What is Next? The NVIDIA H100
The next-generation part after the NVIDIA A100 is the NVIDIA H100. This is a higher-power card with the company’s new “Hopper” architecture. NVIDIA will have both PCIe and SXM5 variants. Here is the SXM5 H100 without its heatsink at NVIDIA HQ.
If you want to see the new NVIDIA H100 systems, we showed them off in our recent Supermicro X13 launch video:
We even had the NVIDIA H100 8x GPU systems, PCIe systems, and a desktop PCIe A100 system with massive liquid cooling in the GPU accelerated systems video.
We still do not have these in our lab since they are very highly demanded-products.
Final Words
Regular readers of STH have seen probably a dozen reviews of systems with the NVIDIA A100. Since the NVIDIA A100 is a hot topic given the OpenAI ChatGPT and now the Microsoft Bing integration, we thought it was worthwhile to show folks what these cards are. While the NVIDIA A100 and new H100 are called “GPUs” and may be more expensive than their desktop gaming brethren like the NVIDIA GeForce RTX 4090, they are really high-performance computing accelerators tuned for AI workloads.
As always, stay tuned to STH for more A100 and H100 system reviews.
Torque wrench, U$80: https://www.firstinfo.com.tw/product-14(6-35mm)-Hex–Dr–Mini-Torque-Screwdriver-0-05-0-6Nm-H5177.html – $350 is a lot, we are not NASA: https://space.stackexchange.com/a/22190
Rob – the issue is the tolerance. The SXM GPUs have such tight tolerances that the +/- values can be outside of the range of what the GPU can handle. That leads to cracked GPUs. This is why NVIDIA does not sell A100/H100 SXM GPUs, only Delta (8x GPU) and Redstone (4x GPU) assemblies.
I had the pleasure of setting up and using a 12 node 8×A100/80 cluster. Going back to “normal” software development makes me yearn for the power. Software, including Kubeflow, and Wandb really ties the system together.

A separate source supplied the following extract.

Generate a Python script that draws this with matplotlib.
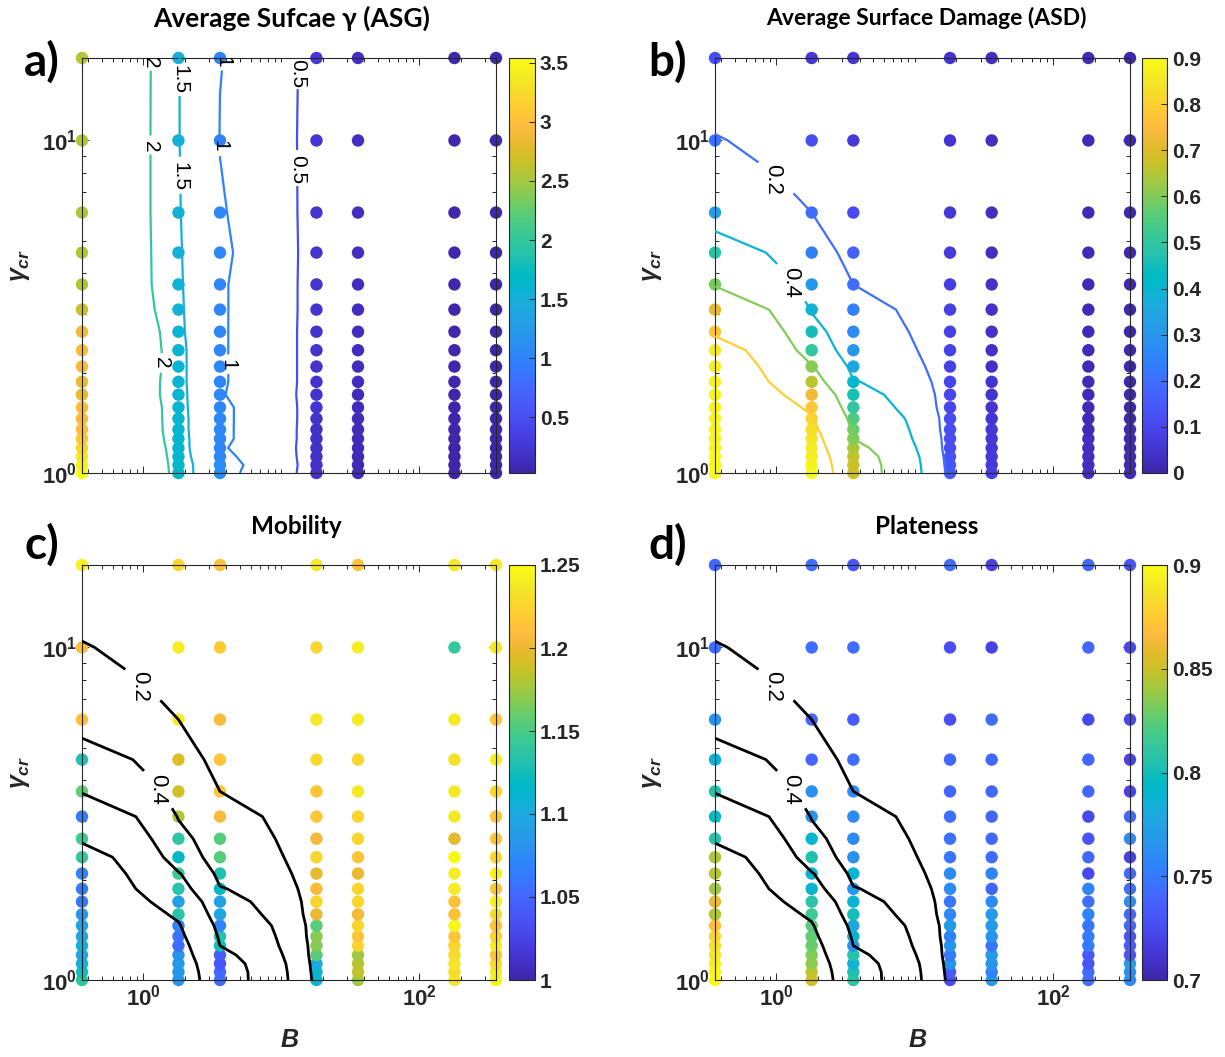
import numpy as np
import matplotlib
matplotlib.use('Agg')
import matplotlib.pyplot as plt
from matplotlib.colors import LinearSegmentedColormap, Normalize
from matplotlib.ticker import FixedLocator, LogLocator, NullFormatter

# grid of simulations
B = [0.36, 1.8, 3.6, 18, 36, 180, 360]
gamma_cr = [1.0, 1.057, 1.12, 1.189, 1.268, 1.352, 1.457, 1.575, 1.72, 1.88,
            2.09, 2.34, 2.66, 3.1, 3.69, 4.6, 6.07, 10.0, 17.7]

# values per column of B, rows from gamma_cr = 1 upwards
asg = [
    [3.54, 3.45, 3.35, 3.20, 3.05, 2.98, 2.95, 2.95, 2.82, 2.85, 2.95, 2.95, 2.88, 2.65, 2.56, 2.56, 2.55, 2.56, 2.57],
    [1.66, 1.65, 1.63, 1.62, 1.61, 1.60, 1.60, 1.59, 1.59, 1.58, 1.58, 1.58, 1.56, 1.55, 1.54, 1.53, 1.52, 1.51, 1.51],
    [1.09, 1.11, 1.07, 1.03, 1.055, 1.055, 1.055, 1.055, 1.02, 1.03, 1.03, 1.03, 1.03, 1.03, 1.03, 1.05, 1.025, 0.99, 1.01],
    [0.18, 0.19, 0.19, 0.20, 0.20, 0.20, 0.21, 0.21, 0.21, 0.22, 0.22, 0.22, 0.22, 0.23, 0.23, 0.23, 0.23, 0.24, 0.25],
    [0.11, 0.11, 0.11, 0.12, 0.12, 0.12, 0.12, 0.12, 0.12, 0.13, 0.13, 0.13, 0.13, 0.13, 0.13, 0.14, 0.14, 0.14, 0.14],
    [0.04, 0.04, 0.04, 0.04, 0.05, 0.05, 0.05, 0.05, 0.05, 0.05, 0.05, 0.05, 0.05, 0.05, 0.06, 0.06, 0.06, 0.06, 0.06],
    [0.03, 0.03, 0.03, 0.03, 0.03, 0.03, 0.04, 0.04, 0.04, 0.04, 0.04, 0.04, 0.04, 0.04, 0.04, 0.05, 0.05, 0.05, 0.05],
]
asd = [
    [0.90, 0.90, 0.90, 0.89, 0.89, 0.89, 0.89, 0.88, 0.88, 0.88, 0.87, 0.86, 0.78, 0.72, 0.59, 0.48, 0.32, 0.205, 0.12],
    [0.89, 0.88, 0.87, 0.86, 0.85, 0.83, 0.81, 0.78, 0.73, 0.66, 0.61, 0.50, 0.45, 0.39, 0.30, 0.24, 0.20, 0.12, 0.06],
    [0.68, 0.68, 0.67, 0.64, 0.60, 0.58, 0.55, 0.50, 0.46, 0.41, 0.35, 0.30, 0.27, 0.24, 0.20, 0.165, 0.11, 0.07, 0.05],
    [0.15, 0.14, 0.13, 0.12, 0.12, 0.11, 0.11, 0.10, 0.10, 0.095, 0.09, 0.09, 0.085, 0.085, 0.08, 0.07, 0.06, 0.05, 0.05],
    [0.08, 0.07, 0.07, 0.06, 0.06, 0.06, 0.05, 0.05, 0.05, 0.05, 0.04, 0.04, 0.04, 0.04, 0.04, 0.03, 0.03, 0.03, 0.03],
    [0.03, 0.03, 0.03, 0.03, 0.03, 0.02, 0.02, 0.02, 0.02, 0.02, 0.02, 0.02, 0.02, 0.02, 0.02, 0.02, 0.02, 0.02, 0.02],
    [0.02, 0.02, 0.02, 0.02, 0.02, 0.02, 0.01, 0.01, 0.01, 0.01, 0.01, 0.01, 0.01, 0.01, 0.01, 0.01, 0.01, 0.01, 0.01],
]
mobility = [
    [1.138, 1.125, 1.105, 1.093, 1.108, 1.095, 1.09, 1.083, 1.062, 1.065, 1.07, 1.14, 1.145, 1.063, 1.158, 1.13, 1.21, 1.21, 1.243],
    [1.083, 1.083, 1.085, 1.083, 1.055, 1.058, 1.068, 1.133, 1.093, 1.133, 1.145, 1.118, 1.137, 1.18, 1.19, 1.195, 1.24, 1.24, 1.225],
    [1.055, 1.05, 1.038, 1.043, 1.125, 1.13, 1.068, 1.095, 1.09, 1.118, 1.13, 1.155, 1.155, 1.208, 1.215, 1.215, 1.208, 1.218, 1.212],
    [1.113, 1.113, 1.10, 1.155, 1.168, 1.168, 1.155, 1.20, 1.225, 1.208, 1.198, 1.225, 1.205, 1.215, 1.215, 1.228, 1.238, 1.225, 1.238],
    [1.175, 1.185, 1.183, 1.175, 1.225, 1.215, 1.225, 1.205, 1.225, 1.225, 1.20, 1.215, 1.225, 1.225, 1.238, 1.225, 1.238, 1.24, 1.213],
    [1.235, 1.23, 1.235, 1.23, 1.225, 1.215, 1.248, 1.213, 1.213, 1.24, 1.24, 1.248, 1.198, 1.238, 1.238, 1.233, 1.238, 1.14, 1.238],
    [1.245, 1.24, 1.23, 1.215, 1.24, 1.225, 1.215, 1.23, 1.243, 1.215, 1.243, 1.225, 1.215, 1.215, 1.228, 1.24, 1.215, 1.238, 1.238],
]
plateness = [
    [0.90, 0.896, 0.894, 0.89, 0.886, 0.88, 0.87, 0.844, 0.86, 0.84, 0.846, 0.844, 0.806, 0.796, 0.804, 0.788, 0.766, 0.744, 0.74],
    [0.852, 0.848, 0.836, 0.834, 0.828, 0.826, 0.824, 0.816, 0.808, 0.79, 0.788, 0.804, 0.79, 0.766, 0.764, 0.74, 0.74, 0.744, 0.744],
    [0.81, 0.804, 0.786, 0.806, 0.764, 0.788, 0.776, 0.80, 0.788, 0.766, 0.788, 0.764, 0.76, 0.76, 0.76, 0.744, 0.734, 0.744, 0.73],
    [0.726, 0.734, 0.766, 0.75, 0.766, 0.754, 0.77, 0.758, 0.748, 0.76, 0.76, 0.748, 0.746, 0.744, 0.74, 0.74, 0.726, 0.726, 0.744],
    [0.77, 0.754, 0.766, 0.77, 0.748, 0.766, 0.768, 0.768, 0.76, 0.74, 0.756, 0.744, 0.74, 0.74, 0.74, 0.74, 0.744, 0.72, 0.72],
    [0.744, 0.744, 0.73, 0.734, 0.75, 0.75, 0.748, 0.756, 0.744, 0.756, 0.724, 0.74, 0.73, 0.724, 0.74, 0.74, 0.724, 0.74, 0.74],
    [0.76, 0.76, 0.77, 0.73, 0.734, 0.73, 0.74, 0.74, 0.76, 0.744, 0.74, 0.72, 0.76, 0.74, 0.72, 0.72, 0.724, 0.724, 0.73],
]

asg_levels = [0.5, 1, 1.5, 2]
asd_levels = [0.2, 0.4, 0.6, 0.8]
asd_labelled = [0.2, 0.4]

# MATLAB parula
parula_rgb = [
    [0.2422, 0.1504, 0.6603], [0.2504, 0.1650, 0.7076], [0.2578, 0.1818, 0.7511], [0.2647, 0.1978, 0.7952],
    [0.2706, 0.2147, 0.8364], [0.2751, 0.2342, 0.8710], [0.2783, 0.2559, 0.8991], [0.2803, 0.2782, 0.9221],
    [0.2813, 0.3006, 0.9414], [0.2810, 0.3228, 0.9579], [0.2795, 0.3447, 0.9717], [0.2760, 0.3667, 0.9829],
    [0.2699, 0.3892, 0.9906], [0.2602, 0.4123, 0.9952], [0.2440, 0.4358, 0.9988], [0.2206, 0.4603, 0.9973],
    [0.1963, 0.4847, 0.9892], [0.1834, 0.5074, 0.9798], [0.1786, 0.5289, 0.9682], [0.1764, 0.5499, 0.9520],
    [0.1687, 0.5703, 0.9359], [0.1540, 0.5902, 0.9218], [0.1460, 0.6091, 0.9079], [0.1380, 0.6276, 0.8973],
    [0.1248, 0.6459, 0.8883], [0.1113, 0.6635, 0.8763], [0.0952, 0.6798, 0.8598], [0.0689, 0.6948, 0.8394],
    [0.0297, 0.7082, 0.8163], [0.0036, 0.7203, 0.7917], [0.0067, 0.7312, 0.7660], [0.0433, 0.7411, 0.7394],
    [0.0964, 0.7500, 0.7120], [0.1408, 0.7584, 0.6842], [0.1717, 0.7670, 0.6554], [0.1938, 0.7758, 0.6251],
    [0.2161, 0.7843, 0.5923], [0.2470, 0.7918, 0.5567], [0.2906, 0.7973, 0.5188], [0.3406, 0.8008, 0.4789],
    [0.3909, 0.8029, 0.4354], [0.4456, 0.8024, 0.3909], [0.5044, 0.7993, 0.3480], [0.5616, 0.7942, 0.3045],
    [0.6174, 0.7876, 0.2612], [0.6720, 0.7793, 0.2227], [0.7242, 0.7698, 0.1910], [0.7738, 0.7598, 0.1646],
    [0.8203, 0.7498, 0.1535], [0.8634, 0.7406, 0.1596], [0.9035, 0.7330, 0.1774], [0.9393, 0.7288, 0.2100],
    [0.9728, 0.7298, 0.2394], [0.9956, 0.7434, 0.2371], [0.9970, 0.7659, 0.2199], [0.9952, 0.7893, 0.2028],
    [0.9892, 0.8136, 0.1885], [0.9786, 0.8386, 0.1766], [0.9676, 0.8639, 0.1643], [0.9610, 0.8890, 0.1537],
    [0.9597, 0.9135, 0.1423], [0.9628, 0.9373, 0.1265], [0.9691, 0.9606, 0.1064], [0.9769, 0.9839, 0.0805],
]
parula = LinearSegmentedColormap.from_list('parula', parula_rgb)

plt.rcParams['font.family'] = ['Liberation Sans', 'DejaVu Sans']
plt.rcParams['font.weight'] = 'bold'
plt.rcParams['mathtext.fontset'] = 'custom'
plt.rcParams['mathtext.it'] = 'Liberation Sans:italic:bold'
plt.rcParams['mathtext.rm'] = 'Liberation Sans:bold'

W, H = 1225, 1057
fig = plt.figure(figsize=(W / 100, H / 100), dpi=100)
axc = '#262626'


def px_rect(x0, y0, x1, y1):
    return [x0 / W, 1 - y1 / H, (x1 - x0) / W, (y1 - y0) / H]


X, Y = np.meshgrid(B, gamma_cr)
Z_asd = np.array(asd).T

panels = [
    # values, clim, axes box, colorbar box, cbar ticks
    (asg, None, (82, 58, 496, 473), (509, 58, 535, 473), [0.5, 1, 1.5, 2, 2.5, 3, 3.5]),
    (asd, (0, 0.9), (715, 58, 1130, 473), (1142, 58, 1167, 473), [0, 0.1, 0.2, 0.3, 0.4, 0.5, 0.6, 0.7, 0.8, 0.9]),
    (mobility, (1, 1.25), (82, 565, 496, 980), (509, 565, 535, 980), [1, 1.05, 1.1, 1.15, 1.2, 1.25]),
    (plateness, (0.7, 0.9), (715, 565, 1130, 980), (1142, 565, 1167, 980), [0.7, 0.75, 0.8, 0.85, 0.9]),
]

axes = []
for i, (vals, clim, box, cbox, cticks) in enumerate(panels):
    ax = fig.add_axes(px_rect(*box))
    Z = np.array(vals).T
    lims = (Z.min(), Z.max()) if clim is None else clim
    sc = ax.scatter(X.ravel(), Y.ravel(), c=Z.ravel(), cmap=parula, norm=Normalize(*lims),
                    s=80, linewidths=0, clip_on=False, zorder=2)
    ax.set_xscale('log')
    ax.set_yscale('log')
    ax.set_xlim(min(B), max(B))
    ax.set_ylim(min(gamma_cr), max(gamma_cr))
    ax.xaxis.set_major_locator(FixedLocator([1, 100]))
    ax.xaxis.set_minor_locator(LogLocator(base=10, subs=np.arange(1, 10)))
    ax.xaxis.set_minor_formatter(NullFormatter())
    ax.yaxis.set_major_locator(FixedLocator([1, 10]))
    ax.yaxis.set_minor_locator(LogLocator(base=10, subs=np.arange(1, 10)))
    ax.yaxis.set_minor_formatter(NullFormatter())
    ax.tick_params(which='both', direction='in', top=True, right=True, colors=axc,
                   labelsize=16, width=0.7)
    ax.tick_params(which='major', length=5)
    ax.tick_params(which='minor', length=3)
    if i < 2:
        ax.tick_params(labelbottom=False)
    for s in ax.spines.values():
        s.set_color(axc)
        s.set_linewidth(0.8)
    axes.append((ax, sc, lims, cbox, cticks))

# contours (own norm so the scatter colour scale is left alone)
ax_a, _, lims_a, _, _ = axes[0]
cs = ax_a.contour(B, gamma_cr, np.array(asg).T, levels=asg_levels, cmap=parula,
                  norm=Normalize(*lims_a), linewidths=1.6, zorder=3)
lab = ax_a.clabel(cs, fmt='%g', fontsize=15, colors='k', inline_spacing=4,
                  manual=[(1.12, 17.1), (1.12, 9.6), (1.21, 2.14), (1.79, 15.2), (1.89, 7.8),
                          (3.7, 17.3), (3.45, 9.6), (4.26, 2.12), (13.0, 15.9), (13.0, 8.2)])
for t in lab:
    t.set_fontweight('normal')
    t.set_rotation(-90)

for k in (1, 2, 3):
    ax, _, lims, _, _ = axes[k]
    if k == 1:
        cs = ax.contour(B, gamma_cr, Z_asd, levels=asd_levels, cmap=parula,
                        norm=Normalize(*lims), linewidths=1.6, zorder=3)
    else:
        cs = ax.contour(B, gamma_cr, Z_asd, levels=asd_levels, colors='k',
                        linewidths=2.0, zorder=3)
    lab = ax.clabel(cs, levels=asd_labelled, fmt='%g', fontsize=16, colors='k',
                    inline_spacing=8, manual=[(1.0, 7.9), (1.27, 3.73)])
    for t in lab:
        t.set_fontweight('normal')
        t.set_rotation(-90)

# colorbars
for ax, sc, lims, cbox, cticks in axes:
    cax = fig.add_axes(px_rect(*cbox))
    cb = fig.colorbar(sc, cax=cax)
    cb.set_ticks(cticks, labels=['%g' % v for v in cticks])
    cb.ax.tick_params(direction='in', length=4, width=0.7, colors=axc, labelsize=15)
    cb.outline.set_edgecolor(axc)
    cb.outline.set_linewidth(0.8)

# titles and labels
title_font = ['Lato', 'DejaVu Sans']
fig.text(292 / W, 1 - 18 / H, 'Average Sufcae γ (ASG)', ha='center', va='center',
         fontsize=19, fontweight='bold', family=title_font)
fig.text(926 / W, 1 - 18 / H, 'Average Surface Damage (ASD)', ha='center', va='center',
         fontsize=16.5, fontweight='bold', family=title_font)
fig.text(296 / W, 1 - 527 / H, 'Mobility', ha='center', va='center',
         fontsize=17.5, fontweight='bold', family=title_font)
fig.text(927 / W, 1 - 527 / H, 'Plateness', ha='center', va='center',
         fontsize=17.5, fontweight='bold', family=title_font)

for lbl, x, y in [('a)', 24, 62), ('b)', 648, 62), ('c)', 24, 545), ('d)', 648, 545)]:
    fig.text(x / W, 1 - y / H, lbl, ha='left', va='center', fontsize=33,
             fontweight='bold', family=title_font)

for x, y in [(20, 265), (652, 265), (20, 772), (652, 772)]:
    fig.text(x / W, 1 - y / H, r'$\gamma_{cr}$', ha='center', va='center',
             rotation=90, fontsize=18, color=axc)

for x in (290, 918):
    fig.text(x / W, 1 - 1040 / H, 'B', ha='center', va='center', fontsize=18,
             fontweight='bold', style='italic', color=axc)

fig.savefig('out.png', dpi=100)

There is no cooling paste involved?
Ed – Typically, in servers, thermal paste is pre-screened on heatsinks. For SXM GPUs, if the paste is too thick, it will actually crack the exposed GPU chips. A top 3 server OEM screened slightly too much and that took out many V100’s back in the day. Now these are sold pre-assembled into larger assemblies so that and the torque variance are less of an issue. Still, even on the server CPU space, 99%+ of servers deployed do not have people applying their own paste. With the SXM GPUs, it is even less just because of how many have been cracked back in the P100/V100 generations.
How is it done with OAM parts such as the AMD Instinct or Intel GPU Max? Do they tend to be factory installed? If so are people commonly going to swap out one set of OAM parts from one manufacturer for another set from a different manufacturer on the same carrier board? What is the practical benefit for the extra hoop to jump through? Perhaps if you’re a chip designer designing a new product line it saves money by not needing to specify that part? Or you just might as well glom onto what already is available because there’s little advantage not to? Is “an open infrastructure for interoperable OAMs” actually taken advantage of practically?
How long before us humans are completely obsolete?